> _Dataset excerpt_:
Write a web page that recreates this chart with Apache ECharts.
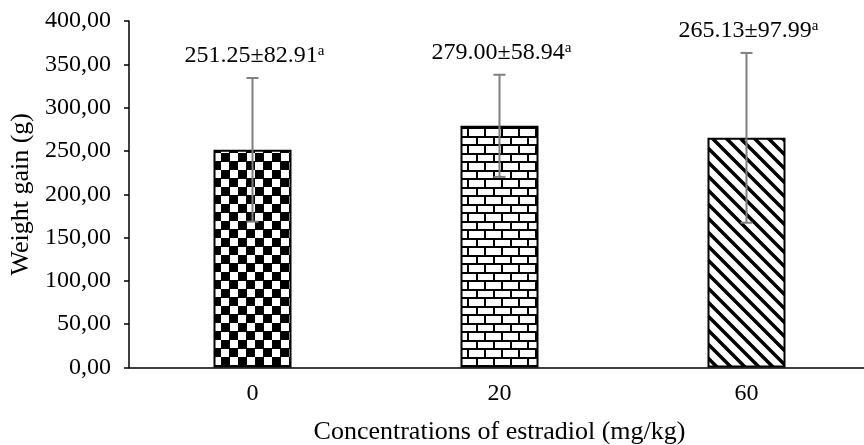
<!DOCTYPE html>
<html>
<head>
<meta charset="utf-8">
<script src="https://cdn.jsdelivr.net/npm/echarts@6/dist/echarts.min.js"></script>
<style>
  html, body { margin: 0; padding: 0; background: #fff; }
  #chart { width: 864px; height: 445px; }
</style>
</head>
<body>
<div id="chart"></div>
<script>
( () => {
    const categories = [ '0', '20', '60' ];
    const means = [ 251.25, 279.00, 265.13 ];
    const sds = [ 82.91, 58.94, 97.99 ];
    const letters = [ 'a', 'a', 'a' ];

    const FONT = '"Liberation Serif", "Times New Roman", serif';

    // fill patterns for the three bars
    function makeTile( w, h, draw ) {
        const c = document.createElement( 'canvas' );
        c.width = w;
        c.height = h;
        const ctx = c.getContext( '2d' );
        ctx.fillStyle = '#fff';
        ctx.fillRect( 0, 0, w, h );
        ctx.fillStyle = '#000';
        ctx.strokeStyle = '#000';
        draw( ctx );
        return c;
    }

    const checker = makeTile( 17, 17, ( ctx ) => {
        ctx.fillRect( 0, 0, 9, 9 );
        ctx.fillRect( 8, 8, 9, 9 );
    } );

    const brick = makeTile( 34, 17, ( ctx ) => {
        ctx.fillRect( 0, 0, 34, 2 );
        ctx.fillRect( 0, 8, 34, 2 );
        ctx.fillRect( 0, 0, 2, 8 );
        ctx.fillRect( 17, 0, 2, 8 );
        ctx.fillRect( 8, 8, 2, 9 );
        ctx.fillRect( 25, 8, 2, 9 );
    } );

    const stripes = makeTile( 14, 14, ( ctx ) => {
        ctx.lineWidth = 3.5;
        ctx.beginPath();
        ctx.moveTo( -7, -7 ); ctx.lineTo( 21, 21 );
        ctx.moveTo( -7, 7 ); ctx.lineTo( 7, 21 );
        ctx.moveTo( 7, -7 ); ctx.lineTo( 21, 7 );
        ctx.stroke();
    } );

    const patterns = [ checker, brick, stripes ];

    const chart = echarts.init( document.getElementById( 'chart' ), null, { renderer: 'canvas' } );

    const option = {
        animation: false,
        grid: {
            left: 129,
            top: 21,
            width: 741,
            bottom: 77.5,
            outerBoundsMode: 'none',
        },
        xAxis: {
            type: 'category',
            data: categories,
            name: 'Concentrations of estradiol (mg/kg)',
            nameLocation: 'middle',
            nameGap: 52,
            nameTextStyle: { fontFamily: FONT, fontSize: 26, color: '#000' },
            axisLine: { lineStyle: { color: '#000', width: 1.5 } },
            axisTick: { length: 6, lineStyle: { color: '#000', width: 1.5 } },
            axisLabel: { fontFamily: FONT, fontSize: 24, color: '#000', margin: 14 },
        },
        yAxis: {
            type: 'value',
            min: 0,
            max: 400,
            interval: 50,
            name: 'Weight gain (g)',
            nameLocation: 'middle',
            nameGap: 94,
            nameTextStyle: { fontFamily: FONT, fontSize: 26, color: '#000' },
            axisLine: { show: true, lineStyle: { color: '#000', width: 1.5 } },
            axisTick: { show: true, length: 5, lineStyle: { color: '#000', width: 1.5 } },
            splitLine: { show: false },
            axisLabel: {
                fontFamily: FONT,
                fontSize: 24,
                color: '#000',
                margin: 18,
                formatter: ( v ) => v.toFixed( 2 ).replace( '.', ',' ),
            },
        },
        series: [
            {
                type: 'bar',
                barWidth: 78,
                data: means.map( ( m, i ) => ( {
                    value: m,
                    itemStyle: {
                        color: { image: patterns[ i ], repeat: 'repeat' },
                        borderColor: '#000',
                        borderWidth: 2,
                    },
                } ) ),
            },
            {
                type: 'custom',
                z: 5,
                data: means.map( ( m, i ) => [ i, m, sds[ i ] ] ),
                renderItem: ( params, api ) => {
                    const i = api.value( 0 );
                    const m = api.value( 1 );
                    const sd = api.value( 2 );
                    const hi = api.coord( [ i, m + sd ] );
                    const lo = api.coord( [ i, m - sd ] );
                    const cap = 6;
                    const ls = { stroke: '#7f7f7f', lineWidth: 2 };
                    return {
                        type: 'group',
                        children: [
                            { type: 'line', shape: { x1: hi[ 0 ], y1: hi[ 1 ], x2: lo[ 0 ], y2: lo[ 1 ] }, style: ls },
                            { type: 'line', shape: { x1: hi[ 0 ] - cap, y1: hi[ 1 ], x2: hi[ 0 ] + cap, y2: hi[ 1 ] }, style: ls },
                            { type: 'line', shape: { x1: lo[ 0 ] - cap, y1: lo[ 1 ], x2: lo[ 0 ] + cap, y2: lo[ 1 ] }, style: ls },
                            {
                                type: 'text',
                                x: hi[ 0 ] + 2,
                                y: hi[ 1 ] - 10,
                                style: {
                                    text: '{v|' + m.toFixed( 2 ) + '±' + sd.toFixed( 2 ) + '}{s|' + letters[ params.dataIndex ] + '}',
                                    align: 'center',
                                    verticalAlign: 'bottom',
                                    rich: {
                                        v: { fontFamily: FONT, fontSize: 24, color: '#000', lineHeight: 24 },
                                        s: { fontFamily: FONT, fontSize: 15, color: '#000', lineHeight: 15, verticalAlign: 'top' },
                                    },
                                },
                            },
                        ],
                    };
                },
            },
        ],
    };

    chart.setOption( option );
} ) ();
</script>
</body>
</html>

> _Request_: Restate the full listing verbatim and drop every picture.

> _Reply_:
Write a web page that recreates this chart with Apache ECharts.
<!DOCTYPE html>
<html>
<head>
<meta charset="utf-8">
<script src="https://cdn.jsdelivr.net/npm/echarts@6/dist/echarts.min.js"></script>
<style>
  html, body { margin: 0; padding: 0; background: #fff; }
  #chart { width: 864px; height: 445px; }
</style>
</head>
<body>
<div id="chart"></div>
<script>
( () => {
    const categories = [ '0', '20', '60' ];
    const means = [ 251.25, 279.00, 265.13 ];
    const sds = [ 82.91, 58.94, 97.99 ];
    const letters = [ 'a', 'a', 'a' ];

    const FONT = '"Liberation Serif", "Times New Roman", serif';

    // fill patterns for the three bars
    function makeTile( w, h, draw ) {
        const c = document.createElement( 'canvas' );
        c.width = w;
        c.height = h;
        const ctx = c.getContext( '2d' );
        ctx.fillStyle = '#fff';
        ctx.fillRect( 0, 0, w, h );
        ctx.fillStyle = '#000';
        ctx.strokeStyle = '#000';
        draw( ctx );
        return c;
    }

    const checker = makeTile( 17, 17, ( ctx ) => {
        ctx.fillRect( 0, 0, 9, 9 );
        ctx.fillRect( 8, 8, 9, 9 );
    } );

    const brick = makeTile( 34, 17, ( ctx ) => {
        ctx.fillRect( 0, 0, 34, 2 );
        ctx.fillRect( 0, 8, 34, 2 );
        ctx.fillRect( 0, 0, 2, 8 );
        ctx.fillRect( 17, 0, 2, 8 );
        ctx.fillRect( 8, 8, 2, 9 );
        ctx.fillRect( 25, 8, 2, 9 );
    } );

    const stripes = makeTile( 14, 14, ( ctx ) => {
        ctx.lineWidth = 3.5;
        ctx.beginPath();
        ctx.moveTo( -7, -7 ); ctx.lineTo( 21, 21 );
        ctx.moveTo( -7, 7 ); ctx.lineTo( 7, 21 );
        ctx.moveTo( 7, -7 ); ctx.lineTo( 21, 7 );
        ctx.stroke();
    } );

    const patterns = [ checker, brick, stripes ];

    const chart = echarts.init( document.getElementById( 'chart' ), null, { renderer: 'canvas' } );

    const option = {
        animation: false,
        grid: {
            left: 129,
            top: 21,
            width: 741,
            bottom: 77.5,
            outerBoundsMode: 'none',
        },
        xAxis: {
            type: 'category',
            data: categories,
            name: 'Concentrations of estradiol (mg/kg)',
            nameLocation: 'middle',
            nameGap: 52,
            nameTextStyle: { fontFamily: FONT, fontSize: 26, color: '#000' },
            axisLine: { lineStyle: { color: '#000', width: 1.5 } },
            axisTick: { length: 6, lineStyle: { color: '#000', width: 1.5 } },
            axisLabel: { fontFamily: FONT, fontSize: 24, color: '#000', margin: 14 },
        },
        yAxis: {
            type: 'value',
            min: 0,
            max: 400,
            interval: 50,
            name: 'Weight gain (g)',
            nameLocation: 'middle',
            nameGap: 94,
            nameTextStyle: { fontFamily: FONT, fontSize: 26, color: '#000' },
            axisLine: { show: true, lineStyle: { color: '#000', width: 1.5 } },
            axisTick: { show: true, length: 5, lineStyle: { color: '#000', width: 1.5 } },
            splitLine: { show: false },
            axisLabel: {
                fontFamily: FONT,
                fontSize: 24,
                color: '#000',
                margin: 18,
                formatter: ( v ) => v.toFixed( 2 ).replace( '.', ',' ),
            },
        },
        series: [
            {
                type: 'bar',
                barWidth: 78,
                data: means.map( ( m, i ) => ( {
                    value: m,
                    itemStyle: {
                        color: { image: patterns[ i ], repeat: 'repeat' },
                        borderColor: '#000',
                        borderWidth: 2,
                    },
                } ) ),
            },
            {
                type: 'custom',
                z: 5,
                data: means.map( ( m, i ) => [ i, m, sds[ i ] ] ),
                renderItem: ( params, api ) => {
                    const i = api.value( 0 );
                    const m = api.value( 1 );
                    const sd = api.value( 2 );
                    const hi = api.coord( [ i, m + sd ] );
                    const lo = api.coord( [ i, m - sd ] );
                    const cap = 6;
                    const ls = { stroke: '#7f7f7f', lineWidth: 2 };
                    return {
                        type: 'group',
                        children: [
                            { type: 'line', shape: { x1: hi[ 0 ], y1: hi[ 1 ], x2: lo[ 0 ], y2: lo[ 1 ] }, style: ls },
                            { type: 'line', shape: { x1: hi[ 0 ] - cap, y1: hi[ 1 ], x2: hi[ 0 ] + cap, y2: hi[ 1 ] }, style: ls },
                            { type: 'line', shape: { x1: lo[ 0 ] - cap, y1: lo[ 1 ], x2: lo[ 0 ] + cap, y2: lo[ 1 ] }, style: ls },
                            {
                                type: 'text',
                                x: hi[ 0 ] + 2,
                                y: hi[ 1 ] - 10,
                                style: {
                                    text: '{v|' + m.toFixed( 2 ) + '±' + sd.toFixed( 2 ) + '}{s|' + letters[ params.dataIndex ] + '}',
                                    align: 'center',
                                    verticalAlign: 'bottom',
                                    rich: {
                                        v: { fontFamily: FONT, fontSize: 24, color: '#000', lineHeight: 24 },
                                        s: { fontFamily: FONT, fontSize: 15, color: '#000', lineHeight: 15, verticalAlign: 'top' },
                                    },
                                },
                            },
                        ],
                    };
                },
            },
        ],
    };

    chart.setOption( option );
} ) ();
</script>
</body>
</html>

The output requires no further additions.